ONE of the USA’s biggest and most respected newspapers has told its readership of the possibility of Brexit leading to Scottish independence.
The Los Angeles Times is one of the most influential newspapers in America, with the fifth-largest circulation of any American paper and a huge following online. It is the only major newspaper with its headquarters on America’s west coast, and its journalism has won many Pulitzer Prizes. It also has considerable ownership of television stations.
Last week, it told its readers of Boris Johnson’s self appointed status as Minister for the Union.
Christina Boyle of the LA Times reported on the “widespread criticism” of the Prime Minister’s handling of the pandemic. She said: “Scotland’s leader is deemed to have done a better job – and Johnson is now having to face an uncomfortable question: Could this self-styled minister for the union be reading its last rites instead?”
Michael Sturrock, founder of the NoToYes website told the paper: “Brexit has been the fundamental turning point for me and for so many people. The big issue for me is getting back my European citizenship. I’m devastated, really, and so angry.
“I’m no longer convinced that staying in the UK is what the democratic will of Scotland is or the best way to achieve the kind of society we want. Independence is the way we can get that.”
Professor Sir Tom Devine told Boyle that Brexit had been the “gift from the gods” for First Minister Nicola Sturgeon and the SNP.
“What seems to have happened is a slow burn in terms of the consequences of Brexit,” said Devine.
“There is a growing sense that the nations are going in different directions.”
Contrary to many other accounts in the American press, the LA Times explains to its readers the importance of the Holyrood elections in May and how the way the Scottish Government is perceived to have handled the Covid pandemic could influence voters.

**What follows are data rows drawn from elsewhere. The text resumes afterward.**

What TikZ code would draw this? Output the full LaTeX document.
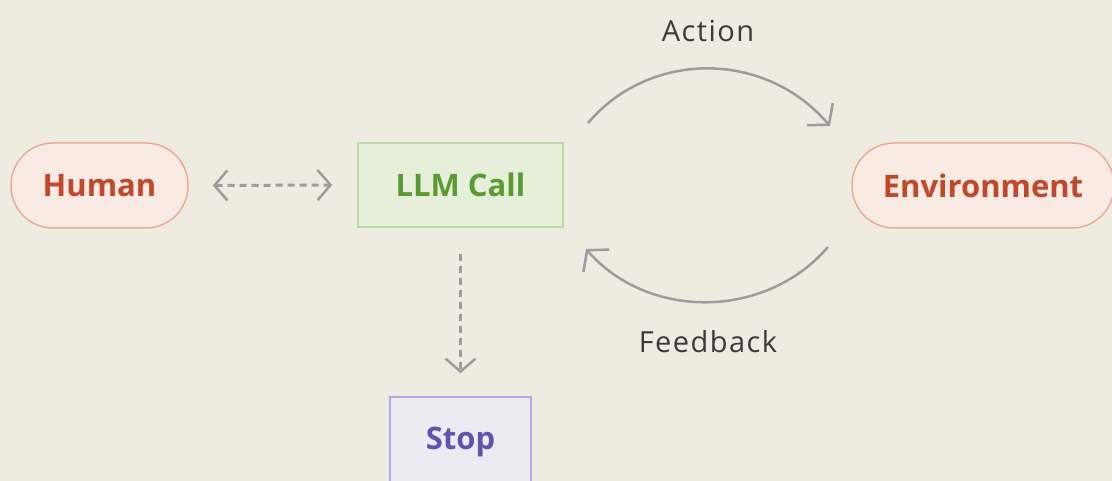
\documentclass[tikz,border=0pt]{standalone}
\usepackage{fontspec}
\setmainfont{Open Sans}
\usetikzlibrary{arrows.meta}
\definecolor{bg}{HTML}{EEECE0}
\definecolor{pillfill}{HTML}{F9EAE3}
\definecolor{pillline}{HTML}{EBAA99}
\definecolor{pilltext}{HTML}{C2482B}
\definecolor{llmfill}{HTML}{E6EFDA}
\definecolor{llmline}{HTML}{B9DCA6}
\definecolor{llmtext}{HTML}{5B9A33}
\definecolor{stopfill}{HTML}{ECEBF2}
\definecolor{stopline}{HTML}{B2A9E2}
\definecolor{stoptext}{HTML}{6152AE}
\definecolor{arrowgray}{HTML}{9C9C9C}
\definecolor{labeltext}{HTML}{3A3A3A}
\tikzset{
  nodefont/.style={font=\fontsize{31}{34}\selectfont\bfseries},
  pill/.style={draw=pillline, fill=pillfill, line width=1.5pt, rounded corners=42pt,
    minimum height=85pt, inner sep=0pt, text=pilltext, nodefont},
  llmbox/.style={draw=llmline, fill=llmfill, line width=1.5pt, minimum width=205pt,
    minimum height=84pt, inner sep=0pt, text=llmtext, nodefont},
  stopbox/.style={draw=stopline, fill=stopfill, line width=1.5pt, minimum width=141pt,
    minimum height=90pt, inner sep=0pt, text=stoptext, nodefont},
  lbl/.style={text=labeltext, inner sep=0pt,
    font=\fontsize{29}{32}\selectfont\addfontfeatures{LetterSpace=5}},
  dashlink/.style={draw=arrowgray, line width=3pt, dash pattern=on 7pt off 5pt},
  chev/.tip={Straight Barb[length=13pt,width=30pt,line width=2.5pt]},
  arc/.style={draw=arrowgray, line width=2.5pt, -{Straight Barb[length=14pt,width=34pt,line width=2.5pt]}}
}
\begin{document}
\begin{tikzpicture}[x=1pt,y=-1pt]
\fill[bg] (0,0) rectangle (1112,481);
\useasboundingbox (0,0) rectangle (1112,481);
\clip (0,0) rectangle (1112,481);
\node[pill, minimum width=177pt] (human) at (99.5,185.5) {Human};
\node[llmbox] (llm) at (460.5,185) {LLM Call};
\node[pill, minimum width=262pt] (env) at (983,185.5) {Environment};
\node[stopbox] (stop) at (460.5,442) {Stop};
\node[lbl] (action) at (708,31) {Action};
\node[lbl] (feedback) at (708,342) {Feedback};
% dashed links
\coordinate (hl1) at ([xshift=24pt]human.east);
\coordinate (hl2) at ([xshift=-25pt]llm.west);
\draw[dashlink, chev-chev] (hl1) -- (hl2);
\coordinate (ls1) at ([yshift=-26pt]llm.south);
\coordinate (ls2) at ([yshift=23pt]stop.north);
\draw[dashlink, -chev] (ls1) -- (ls2);
% arcs
\coordinate (a1) at (588,123);
\coordinate (a2) at (830,126);
\coordinate (f1) at (828,247);
\coordinate (f2) at (586,249);
\draw[arc] (a1) .. controls (650,50) and (765,50) .. (a2);
\draw[arc] (f1) .. controls (765,320) and (648,320) .. (f2);
\end{tikzpicture}
\end{document}
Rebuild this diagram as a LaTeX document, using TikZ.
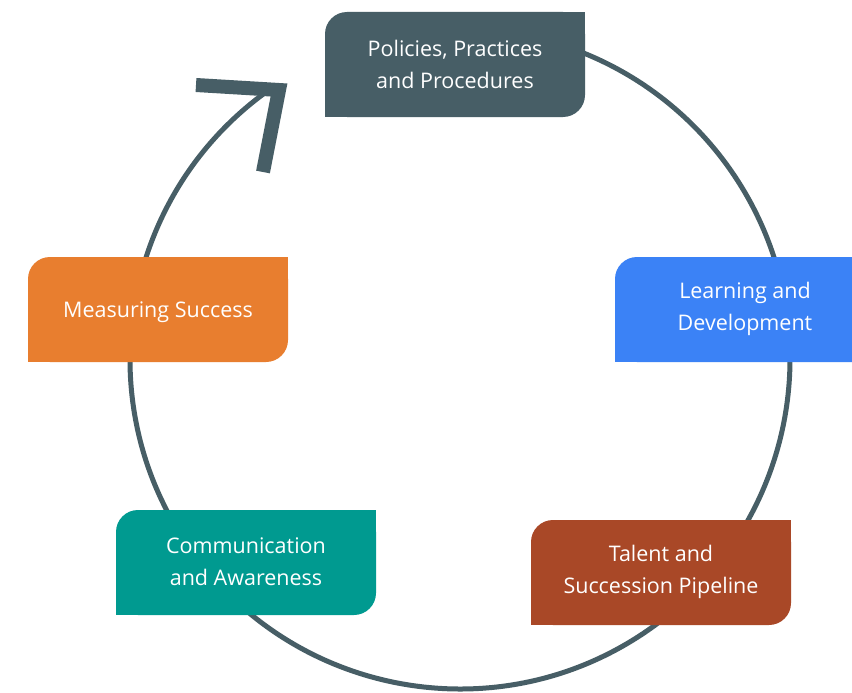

Devine said: The perception is Sturgeon has handled the pandemic much better than Boris Johnson. The reality might be somewhat different, but it doesn’t matter a damn. The perception is that she’s done a brilliant job. They can’t stand Johnson up here.”
Political analyst Coree Brown Swan told the paper that the “centrifugal forces” being felt in Scotland and Northern Ireland were unlikely to fade away.
“There is a sense of a union in peril … a struggle to articulate the case for the union in a post-Brexit world,” she said.
“Everyone is focused on surviving the current crisis, but you do have calls for an independence referendum [in Scotland] this year or next. If you see independence happening in Scotland, does Scotland become the tipping point?”